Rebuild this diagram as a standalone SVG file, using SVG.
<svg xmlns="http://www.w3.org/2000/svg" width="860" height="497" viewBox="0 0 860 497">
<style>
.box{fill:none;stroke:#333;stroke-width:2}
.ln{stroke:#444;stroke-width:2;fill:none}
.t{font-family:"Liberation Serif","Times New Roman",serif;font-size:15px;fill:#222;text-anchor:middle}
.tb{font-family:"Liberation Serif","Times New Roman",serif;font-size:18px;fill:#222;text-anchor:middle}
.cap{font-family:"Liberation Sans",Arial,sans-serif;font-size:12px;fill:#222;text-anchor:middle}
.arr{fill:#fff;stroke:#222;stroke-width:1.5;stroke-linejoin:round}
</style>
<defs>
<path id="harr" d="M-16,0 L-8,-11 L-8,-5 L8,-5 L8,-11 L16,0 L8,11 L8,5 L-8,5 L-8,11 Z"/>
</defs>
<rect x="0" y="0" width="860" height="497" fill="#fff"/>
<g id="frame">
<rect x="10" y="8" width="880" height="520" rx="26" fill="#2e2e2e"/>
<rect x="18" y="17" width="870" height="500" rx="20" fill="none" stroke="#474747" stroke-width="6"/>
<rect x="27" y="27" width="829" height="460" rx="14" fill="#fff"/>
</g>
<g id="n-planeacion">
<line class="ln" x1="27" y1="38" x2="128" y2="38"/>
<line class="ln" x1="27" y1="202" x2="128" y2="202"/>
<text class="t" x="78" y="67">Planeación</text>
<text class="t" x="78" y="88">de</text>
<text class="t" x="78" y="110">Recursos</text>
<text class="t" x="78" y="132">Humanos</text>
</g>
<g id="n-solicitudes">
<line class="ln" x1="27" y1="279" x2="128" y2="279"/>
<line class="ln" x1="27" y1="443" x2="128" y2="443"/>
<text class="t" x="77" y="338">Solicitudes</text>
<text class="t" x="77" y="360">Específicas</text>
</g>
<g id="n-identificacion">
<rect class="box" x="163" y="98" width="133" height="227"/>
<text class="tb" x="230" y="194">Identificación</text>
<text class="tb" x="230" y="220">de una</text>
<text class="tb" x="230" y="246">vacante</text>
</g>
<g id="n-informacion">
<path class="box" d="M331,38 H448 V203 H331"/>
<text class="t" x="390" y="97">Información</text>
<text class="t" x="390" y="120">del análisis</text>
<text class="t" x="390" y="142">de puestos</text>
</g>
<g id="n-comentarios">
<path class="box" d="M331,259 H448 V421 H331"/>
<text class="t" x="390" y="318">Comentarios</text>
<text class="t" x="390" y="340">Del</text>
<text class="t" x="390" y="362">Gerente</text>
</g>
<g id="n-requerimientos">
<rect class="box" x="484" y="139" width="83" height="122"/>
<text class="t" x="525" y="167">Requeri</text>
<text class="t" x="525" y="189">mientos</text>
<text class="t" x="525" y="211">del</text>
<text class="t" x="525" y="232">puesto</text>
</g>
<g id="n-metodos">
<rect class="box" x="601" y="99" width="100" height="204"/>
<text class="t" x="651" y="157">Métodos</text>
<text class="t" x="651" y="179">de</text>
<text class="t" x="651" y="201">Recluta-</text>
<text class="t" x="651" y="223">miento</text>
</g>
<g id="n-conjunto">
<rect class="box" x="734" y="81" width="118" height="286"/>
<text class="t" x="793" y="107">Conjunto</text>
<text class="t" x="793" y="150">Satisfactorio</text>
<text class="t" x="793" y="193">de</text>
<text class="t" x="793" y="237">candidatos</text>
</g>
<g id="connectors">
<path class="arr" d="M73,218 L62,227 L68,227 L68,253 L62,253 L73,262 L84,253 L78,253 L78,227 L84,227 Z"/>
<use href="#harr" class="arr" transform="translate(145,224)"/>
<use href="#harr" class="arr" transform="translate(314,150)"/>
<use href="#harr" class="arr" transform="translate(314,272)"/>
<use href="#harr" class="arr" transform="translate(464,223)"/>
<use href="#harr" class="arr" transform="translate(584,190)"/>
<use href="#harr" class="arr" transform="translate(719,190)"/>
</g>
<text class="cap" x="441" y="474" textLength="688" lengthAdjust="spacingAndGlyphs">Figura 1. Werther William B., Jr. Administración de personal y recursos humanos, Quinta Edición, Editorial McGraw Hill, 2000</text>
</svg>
══════
• Exercise goal: Reproduce the complete data exactly as presented above.

• Correct result:
Rebuild this diagram as a standalone SVG file, using SVG.
<svg xmlns="http://www.w3.org/2000/svg" width="860" height="497" viewBox="0 0 860 497">
<style>
.box{fill:none;stroke:#333;stroke-width:2}
.ln{stroke:#444;stroke-width:2;fill:none}
.t{font-family:"Liberation Serif","Times New Roman",serif;font-size:15px;fill:#222;text-anchor:middle}
.tb{font-family:"Liberation Serif","Times New Roman",serif;font-size:18px;fill:#222;text-anchor:middle}
.cap{font-family:"Liberation Sans",Arial,sans-serif;font-size:12px;fill:#222;text-anchor:middle}
.arr{fill:#fff;stroke:#222;stroke-width:1.5;stroke-linejoin:round}
</style>
<defs>
<path id="harr" d="M-16,0 L-8,-11 L-8,-5 L8,-5 L8,-11 L16,0 L8,11 L8,5 L-8,5 L-8,11 Z"/>
</defs>
<rect x="0" y="0" width="860" height="497" fill="#fff"/>
<g id="frame">
<rect x="10" y="8" width="880" height="520" rx="26" fill="#2e2e2e"/>
<rect x="18" y="17" width="870" height="500" rx="20" fill="none" stroke="#474747" stroke-width="6"/>
<rect x="27" y="27" width="829" height="460" rx="14" fill="#fff"/>
</g>
<g id="n-planeacion">
<line class="ln" x1="27" y1="38" x2="128" y2="38"/>
<line class="ln" x1="27" y1="202" x2="128" y2="202"/>
<text class="t" x="78" y="67">Planeación</text>
<text class="t" x="78" y="88">de</text>
<text class="t" x="78" y="110">Recursos</text>
<text class="t" x="78" y="132">Humanos</text>
</g>
<g id="n-solicitudes">
<line class="ln" x1="27" y1="279" x2="128" y2="279"/>
<line class="ln" x1="27" y1="443" x2="128" y2="443"/>
<text class="t" x="77" y="338">Solicitudes</text>
<text class="t" x="77" y="360">Específicas</text>
</g>
<g id="n-identificacion">
<rect class="box" x="163" y="98" width="133" height="227"/>
<text class="tb" x="230" y="194">Identificación</text>
<text class="tb" x="230" y="220">de una</text>
<text class="tb" x="230" y="246">vacante</text>
</g>
<g id="n-informacion">
<path class="box" d="M331,38 H448 V203 H331"/>
<text class="t" x="390" y="97">Información</text>
<text class="t" x="390" y="120">del análisis</text>
<text class="t" x="390" y="142">de puestos</text>
</g>
<g id="n-comentarios">
<path class="box" d="M331,259 H448 V421 H331"/>
<text class="t" x="390" y="318">Comentarios</text>
<text class="t" x="390" y="340">Del</text>
<text class="t" x="390" y="362">Gerente</text>
</g>
<g id="n-requerimientos">
<rect class="box" x="484" y="139" width="83" height="122"/>
<text class="t" x="525" y="167">Requeri</text>
<text class="t" x="525" y="189">mientos</text>
<text class="t" x="525" y="211">del</text>
<text class="t" x="525" y="232">puesto</text>
</g>
<g id="n-metodos">
<rect class="box" x="601" y="99" width="100" height="204"/>
<text class="t" x="651" y="157">Métodos</text>
<text class="t" x="651" y="179">de</text>
<text class="t" x="651" y="201">Recluta-</text>
<text class="t" x="651" y="223">miento</text>
</g>
<g id="n-conjunto">
<rect class="box" x="734" y="81" width="118" height="286"/>
<text class="t" x="793" y="107">Conjunto</text>
<text class="t" x="793" y="150">Satisfactorio</text>
<text class="t" x="793" y="193">de</text>
<text class="t" x="793" y="237">candidatos</text>
</g>
<g id="connectors">
<path class="arr" d="M73,218 L62,227 L68,227 L68,253 L62,253 L73,262 L84,253 L78,253 L78,227 L84,227 Z"/>
<use href="#harr" class="arr" transform="translate(145,224)"/>
<use href="#harr" class="arr" transform="translate(314,150)"/>
<use href="#harr" class="arr" transform="translate(314,272)"/>
<use href="#harr" class="arr" transform="translate(464,223)"/>
<use href="#harr" class="arr" transform="translate(584,190)"/>
<use href="#harr" class="arr" transform="translate(719,190)"/>
</g>
<text class="cap" x="441" y="474" textLength="688" lengthAdjust="spacingAndGlyphs">Figura 1. Werther William B., Jr. Administración de personal y recursos humanos, Quinta Edición, Editorial McGraw Hill, 2000</text>
</svg>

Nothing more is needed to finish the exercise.